Reprinted from Antiwar
Sneaking around behind the President's back to invite a foreign leader to address Congress -- specifically for the purpose of undermining how the chief executive conducts US foreign policy -- would normally be regarded by patriotic conservatives with unmitigated horror. Imagine, for example, if a Democratic Congress had invited Daniel Ortega to address the assembled solons back in the 1980s, when President Reagan was (covertly) funding and supporting a contra movement to overthrow the Sandinista regime. Heads would've exploded all across the political spectrum, not just on the right. While this example is somewhat more dramatic than House Speaker John Boehner's invitation to Israeli Prime Minister Benjamin Netanyahu -- for the specific purpose of undermining the nuclear talks with Iran -- it isn't by much.
The Boehner ploy has split the pro-Israel community down the middle, with such stalwarts as the Anti-Defamation League's Abe Foxman denouncing it as "ill-advised" and former US Ambassador to Israel Martin Indyk -- founder of the staunchly pro-Israel Saban Center at the Brookings Institution -- saying:
"Netanyahu is using the Republican Congress for a photo-op for his election campaign, and the Republicans are using Bibi for their campaign against Obama. Unfortunately, the US relationship will take the hit. It would be far wiser for us to stay out of their politics and for them to stay out of ours."

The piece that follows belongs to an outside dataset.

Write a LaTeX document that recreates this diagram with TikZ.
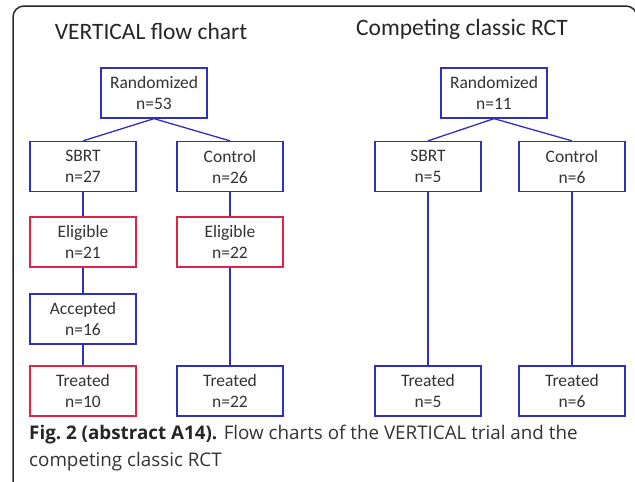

The shock waves are extending in all directions in response to this act of political sabotage, reaching even the far-right shores of Fox News, where anchors Chris Wallace and Shepherd Smith engaged in a most unusual dialogue, pillorying the usually sacrosanct Israelis. In response to a reading of the above Indyk quote, Wallace averred:
"And to make you get a sense of really how, forgive me, wicked, this whole thing is, the Secretary of State John Kerry met with the Israeli Ambassador to the United States for two hours on Tuesday, Ron Dermer, the [Israeli] ambassador, never mentioned the fact that Netanyahu was in negotiations and finally agreed to come to Washington, not to see the president, but to go to Capitol Hill, speak to a joint session of congress and criticize the president's policy. I have to say I'm shocked."
Digging the dagger in a little deeper, Smith commented that "it seems like [the Israelis] think we don't pay attention and that we're just a bunch of complete morons, the United States citizens, as if we wouldn't pick up on what's happening here."